Quarantine was published by Viking in 1997 and was shortlisted for the Booker Prize. The premise: several people are simultaneously undertaking forty-day fasts in caves in the Judean desert. Among them is a figure called Jesus — Galilean, young, devout — but also Musa, a fat merchant left for dead by his caravan; Marta, a barren woman seeking fertility; and Aphas, an old man seeking a visionary death.
Crace’s Jesus is not divine. He is a young man of intense conviction who goes into the desert seeking God and finds only hunger, hallucination, and death. (Crace has said he conceived the novel as answering the question: what would actually happen to a man who fasted for forty days in the desert? The answer: he would die.) The other characters, particularly Musa — a monstrous figure of appetitive vitality who exploits the fasters while they weaken — provide a counterpoint to Jesus’s self-abnegation.
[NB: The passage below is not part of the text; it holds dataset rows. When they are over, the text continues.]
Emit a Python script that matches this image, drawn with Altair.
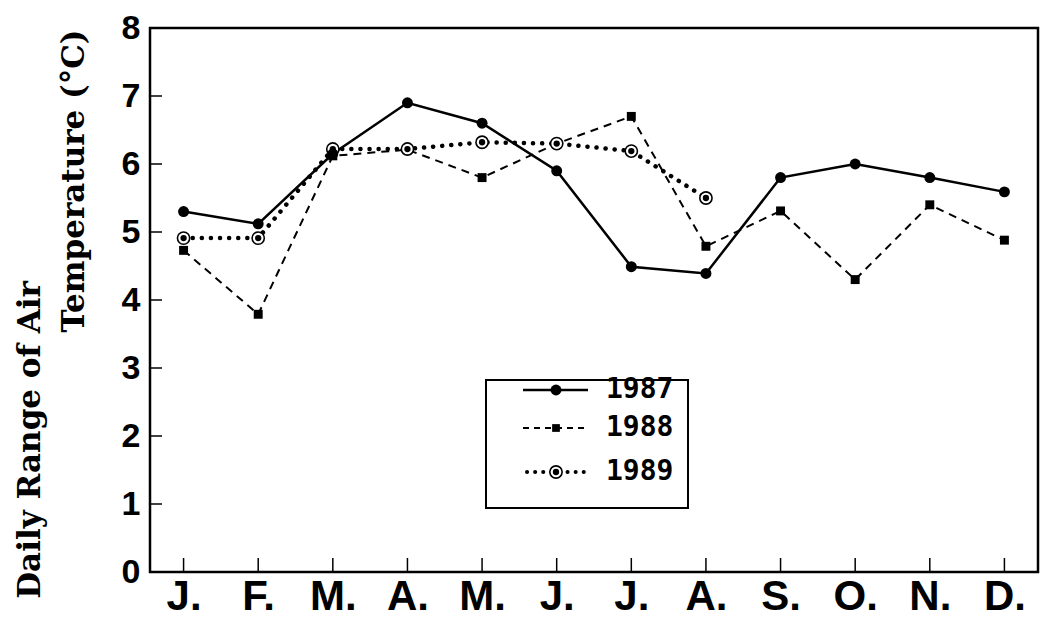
import altair as alt
import pandas as pd

months = list(range(1, 13))
month_labels = ["J.", "F.", "M.", "A.", "M.", "J.", "J.", "A.", "S.", "O.", "N.", "D."]
y_ticks = [0, 1, 2, 3, 4, 5, 6, 7, 8]

v1987 = [5.3, 5.12, 6.15, 6.9, 6.6, 5.9, 4.49, 4.39, 5.8, 6.0, 5.8, 5.59]
v1988 = [4.73, 3.79, 6.12, 6.21, 5.8, 6.3, 6.7, 4.79, 5.31, 4.3, 5.4, 4.88]
v1989 = [4.91, 4.91, 6.22, 6.22, 6.32, 6.3, 6.19, 5.5]

df87 = pd.DataFrame({"m": months, "v": v1987})
df88 = pd.DataFrame({"m": months, "v": v1988})
df89 = pd.DataFrame({"m": months[:len(v1989)], "v": v1989})
xt = pd.DataFrame({"m": months})
yt = pd.DataFrame({"v": y_ticks})

W, H = 888, 544
label_js = "[" + ",".join("'%s'" % s for s in month_labels) + "]"

X = alt.X("m:Q", scale=alt.Scale(domain=[0.55, 12.45], nice=False, zero=False),
          axis=alt.Axis(values=months, labelExpr=label_js + "[datum.value-1]",
                        ticks=False, domain=False, grid=False, title=None,
                        labelFont="Liberation Sans", labelFontWeight="bold",
                        labelFontSize=42, labelColor="black", labelPadding=4,
                        labelFlush=False, labelOverlap=False))
Y = alt.Y("v:Q", scale=alt.Scale(domain=[0, 8], nice=False, zero=True),
          axis=alt.Axis(values=y_ticks, ticks=False, domain=False, grid=False, title=None,
                        labelFont="Liberation Sans", labelFontWeight="bold",
                        labelFontSize=34, labelColor="black", labelPadding=10,
                        labelFlush=False, labelOverlap=False))

# inward ticks
xticks = alt.Chart(xt).mark_rule(color="black", strokeWidth=1.5).encode(
    x=X, y=alt.value(H), y2=alt.value(H - 14))
yticks = alt.Chart(yt).mark_rule(color="black", strokeWidth=1.5).encode(
    y=Y, x=alt.value(0), x2=alt.value(12))

l87 = alt.Chart(df87).mark_line(color="black", strokeWidth=2.5).encode(x=X, y=Y)
p87 = alt.Chart(df87).mark_point(shape="circle", filled=True, color="black", size=120, opacity=1).encode(x=X, y=Y)

l88 = alt.Chart(df88).mark_line(color="black", strokeWidth=2, strokeDash=[8, 6]).encode(x=X, y=Y)
p88 = alt.Chart(df88).mark_point(shape="square", filled=True, color="black", size=80, opacity=1).encode(x=X, y=Y)

l89 = alt.Chart(df89).mark_line(color="black", strokeWidth=4.5, strokeDash=[0.1, 9], strokeCap="round").encode(x=X, y=Y)
p89o = alt.Chart(df89).mark_point(shape="circle", filled=True, fill="white", stroke="black", strokeWidth=1.6, size=150, opacity=1).encode(x=X, y=Y)
p89i = alt.Chart(df89).mark_point(shape="circle", filled=True, color="black", size=40, opacity=1).encode(x=X, y=Y)

# legend (decoration)
LX0, LX1, LY0, LY1 = 336, 538, 352, 480
one = pd.DataFrame({"a": [0]})
legend_box = alt.Chart(one).mark_rect(fill="white", stroke="black", strokeWidth=2).encode(
    x=alt.value(LX0), x2=alt.value(LX1), y=alt.value(LY0), y2=alt.value(LY1))
ent_y = [362, 400, 444]
seg_x0, seg_x1, mk_x, txt_x = 373, 438, 406, 456
leg = [legend_box]
leg.append(alt.Chart(one).mark_rule(color="black", strokeWidth=2.5).encode(
    x=alt.value(seg_x0), x2=alt.value(seg_x1), y=alt.value(ent_y[0])))
leg.append(alt.Chart(one).mark_point(shape="circle", filled=True, color="black", size=120, opacity=1).encode(
    x=alt.value(mk_x), y=alt.value(ent_y[0])))
leg.append(alt.Chart(one).mark_rule(color="black", strokeWidth=2, strokeDash=[6, 5]).encode(
    x=alt.value(seg_x0), x2=alt.value(seg_x1), y=alt.value(ent_y[1])))
leg.append(alt.Chart(one).mark_point(shape="square", filled=True, color="black", size=60, opacity=1).encode(
    x=alt.value(mk_x), y=alt.value(ent_y[1])))
leg.append(alt.Chart(one).mark_rule(color="black", strokeWidth=4, strokeDash=[0.1, 8], strokeCap="round").encode(
    x=alt.value(seg_x0 + 4), x2=alt.value(seg_x1), y=alt.value(ent_y[2])))
leg.append(alt.Chart(one).mark_point(shape="circle", filled=True, fill="white", stroke="black", strokeWidth=1.6, size=150, opacity=1).encode(
    x=alt.value(mk_x), y=alt.value(ent_y[2])))
leg.append(alt.Chart(one).mark_point(shape="circle", filled=True, color="black", size=40, opacity=1).encode(
    x=alt.value(mk_x), y=alt.value(ent_y[2])))
for yy, lab in zip(ent_y, ["1987", "1988", "1989"]):
    leg.append(alt.Chart(one).mark_text(text=lab, font="DejaVu Sans Mono", fontWeight="bold", fontSize=28,
                                        align="left", baseline="middle", color="black").encode(
        x=alt.value(txt_x), y=alt.value(yy)))

# y title (two lines)
t1 = alt.Chart(one).mark_text(text="Daily Range of Air", font="DejaVu Serif", fontWeight="bold", fontSize=31,
                              angle=270, align="center", baseline="middle", color="black").encode(
    x=alt.value(-119), y=alt.value(412))
t2 = alt.Chart(one).mark_text(text="Temperature (°C)", font="DejaVu Serif", fontWeight="bold", fontSize=31,
                              angle=270, align="center", baseline="middle", color="black").encode(
    x=alt.value(-75), y=alt.value(153))

chart = alt.layer(
    xticks, yticks, l88, l89, l87, p88, p89o, p89i, p87, *leg, t1, t2
).properties(
    width=W, height=H,
    background="white",
    autosize=alt.AutoSizeParams(type="none"),
    padding={"left": 142, "top": 20, "right": 2, "bottom": 47},
).configure_view(stroke="black", strokeWidth=2.5)

chart.save("out.html", embed_options={"renderer": "svg", "actions": False})
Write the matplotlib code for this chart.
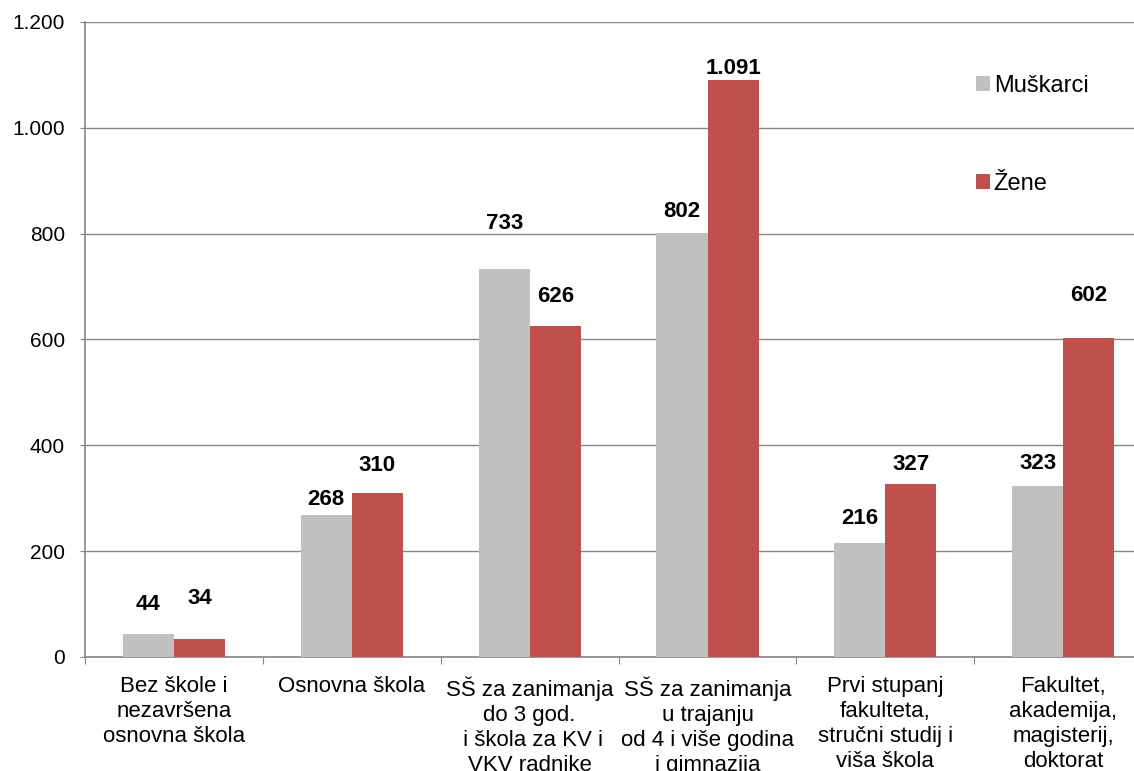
import numpy as np
import matplotlib.pyplot as plt

plt.rcParams['font.family'] = ['Liberation Sans', 'DejaVu Sans']

# podaci
kategorije = ["Bez škole i\nnezavršena\nosnovna škola",
              "Osnovna škola",
              "SŠ za zanimanja\ndo 3 god.\n i škola za KV i\nVKV radnike",
              "SŠ za zanimanja\nu trajanju\nod 4 i više godina\ni gimnazija",
              "Prvi stupanj\nfakulteta,\nstručni studij i\nviša škola",
              "Fakultet,\nakademija,\nmagisterij,\ndoktorat"]
muskarci = [44, 268, 733, 802, 216, 323]
zene = [34, 310, 626, 1091, 327, 602]

siva = '#C0C0C0'
crvena = '#C0504D'
os_boja = '#868686'

fig = plt.figure(figsize=(11.34, 7.71), dpi=100)
ax = fig.add_axes([0.075, 0.148, 0.941, 0.8235])

x = np.arange(len(kategorije))
w = 0.287
ax.bar(x - w/2, muskarci, w, color=siva, label='Muškarci', zorder=3)
ax.bar(x + w/2, zene, w, color=crvena, label='Žene', zorder=3)

def fmt(v):
    return f"{v:,}".replace(",", ".")

# pomaci oznaka iznad stupaca (u tockama), kao u Excelu
pomak_m = [21, 11, 33, 15, 17, 16]
pomak_z = [29, 20, 21, 8, 14, 31]
for xi, v, p in zip(x - w/2, muskarci, pomak_m):
    ax.annotate(fmt(v), (xi, v), xytext=(0, p), textcoords='offset points',
                ha='center', va='center', fontsize=16, fontweight='bold')
for xi, v, p in zip(x + w/2, zene, pomak_z):
    ax.annotate(fmt(v), (xi, v), xytext=(0, p), textcoords='offset points',
                ha='center', va='center', fontsize=16, fontweight='bold')

ax.set_ylim(0, 1200)
ax.set_xlim(-0.5, len(kategorije) - 0.5)
ax.set_yticks(range(0, 1201, 200))
ax.set_yticklabels([fmt(v) for v in range(0, 1201, 200)], fontsize=15)
ax.yaxis.grid(True, color=os_boja, linewidth=1, zorder=0)

ax.set_xticks(np.arange(-0.5, len(kategorije)))
ax.set_xticklabels([])
ax.set_xticks(x, minor=True)
ax.set_xticklabels(kategorije, minor=True, fontsize=16, linespacing=1.25)
ax.tick_params(axis='x', which='minor', length=0, pad=14)
ax.tick_params(axis='x', which='major', length=5, color=os_boja, direction='out')
ax.tick_params(axis='y', length=3.6, color=os_boja, pad=11)

for s in ['top', 'right']:
    ax.spines[s].set_visible(False)
for s in ['left', 'bottom']:
    ax.spines[s].set_color(os_boja)
    ax.spines[s].set_linewidth(1.2)

ax.legend(loc='upper left', bbox_to_anchor=(0.815, 0.95), frameon=False,
          fontsize=17, labelspacing=3.2, handlelength=0.6, handleheight=0.6,
          handletextpad=0.15)

fig.savefig('out.png', dpi=100)
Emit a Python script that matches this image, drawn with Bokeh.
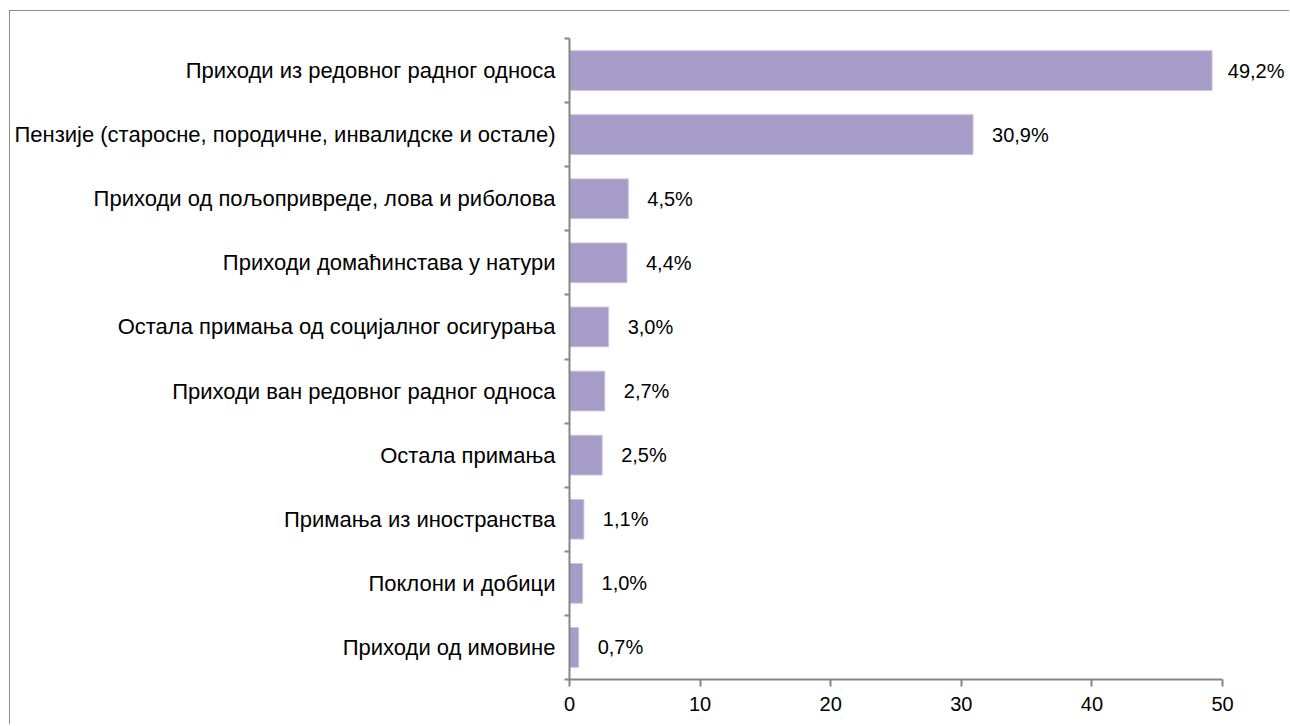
from bokeh.plotting import figure
from bokeh.models import Range1d, FixedTicker, ColumnDataSource
from bokeh.core.properties import value
from bokeh.embed import file_html
from bokeh.resources import INLINE

categories = [
    "Приходи из редовног радног односа",
    "Пензије (старосне, породичне, инвалидске и остале)",
    "Приходи од пољопривреде, лова и риболова",
    "Приходи домаћинстава у натури",
    "Остала примања од социјалног осигурања",
    "Приходи ван редовног радног односа",
    "Остала примања",
    "Примања из иностранства",
    "Поклони и добици",
    "Приходи од имовине",
]
values = [49.2, 30.9, 4.5, 4.4, 3.0, 2.7, 2.5, 1.1, 1.0, 0.7]
x_ticks = [0, 10, 20, 30, 40, 50]

n = len(categories)
ypos = [n - 0.5 - i for i in range(n)]
labels = [f"{v:.1f}".replace(".", ",") + "%" for v in values]

FONT = "Liberation Sans"
GRAY = "#868686"
LABEL_PX = 20

# layout (figure placed with a 10px/11px offset; outer border drawn via box-shadow)
W, H = 1280, 714
left_b, right_b, top_b, bot_b = 559, 0, 27, 46
frame_w = W - left_b - right_b
px_per_unit = 653 / 50.0
x_end = frame_w / px_per_unit

# keep value labels inside the frame: nudge the offset if needed
offsets = []
for v, lab in zip(values, labels):
    est_w = LABEL_PX * (0.556 * sum(ch.isdigit() for ch in lab) + 0.278 + 0.889)
    room = frame_w - v * px_per_unit - est_w - 6
    offsets.append(min(19, room))

src = ColumnDataSource(dict(y=ypos, v=values, lab=labels, off=offsets))

p = figure(width=W, height=H, output_backend="svg", toolbar_location=None,
           x_range=Range1d(0, x_end), y_range=Range1d(0, n),
           min_border_left=left_b, min_border_right=right_b, min_border_top=top_b,
           min_border_bottom=bot_b)
p.styles = {"box-shadow": "-1px -1px 0 0 #8c8c8c", "overflow": "hidden",
            "margin-left": "10px", "margin-top": "11px"}
p.outline_line_color = None
p.xgrid.visible = False
p.ygrid.visible = False
p.background_fill_color = "white"
p.border_fill_color = "white"

p.hbar(y="y", right="v", left=0, height=0.62, source=src,
       fill_color="#A59DC8", line_color="#C9C4E1", line_width=1)

p.text(x="v", y="y", text="lab", source=src, x_offset="off",
       text_align="left", text_baseline="middle",
       text_font=value(FONT), text_font_size=f"{LABEL_PX}px", text_color="black")

# x axis
xa = p.xaxis[0]
xa.ticker = FixedTicker(ticks=x_ticks, minor_ticks=[])
xa.bounds = (0, 50)
xa.axis_line_color = GRAY
xa.axis_line_width = 2
xa.major_tick_line_color = GRAY
xa.major_tick_line_width = 2
xa.major_tick_out = 7
xa.major_tick_in = 0
xa.minor_tick_line_color = None
xa.major_label_text_font = FONT
xa.major_label_text_font_size = "20px"
xa.major_label_text_color = "black"
xa.major_label_standoff = 10

# y axis
ya = p.yaxis[0]
ya.ticker = FixedTicker(ticks=ypos, minor_ticks=list(range(n + 1)))
ya.major_label_overrides = {y: c for y, c in zip(ypos, categories)}
ya.axis_line_color = GRAY
ya.axis_line_width = 2
ya.major_tick_line_color = None
ya.major_tick_out = 0
ya.major_tick_in = 0
ya.minor_tick_line_color = GRAY
ya.minor_tick_line_width = 2
ya.minor_tick_out = 5
ya.minor_tick_in = 0
ya.major_label_text_font = FONT
ya.major_label_text_font_size = "22px"
ya.major_label_text_color = "black"
ya.major_label_standoff = 9

open("out.html", "w").write(file_html(p, INLINE))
The novel is profoundly materialist: it presents the desert landscape with Crace’s characteristic physical precision — heat, stone, dust, the behavior of starving bodies — and refuses to grant the spiritual interpretations that tradition places on the story. What remains after the divine is stripped away is not nothing but something harder: the human capacity for self-sacrifice without reward, meaning-making without transcendence.
Collecting Quarantine
First edition (Viking, London, 1997): Cloth with dust jacket. Booker Prize shortlist.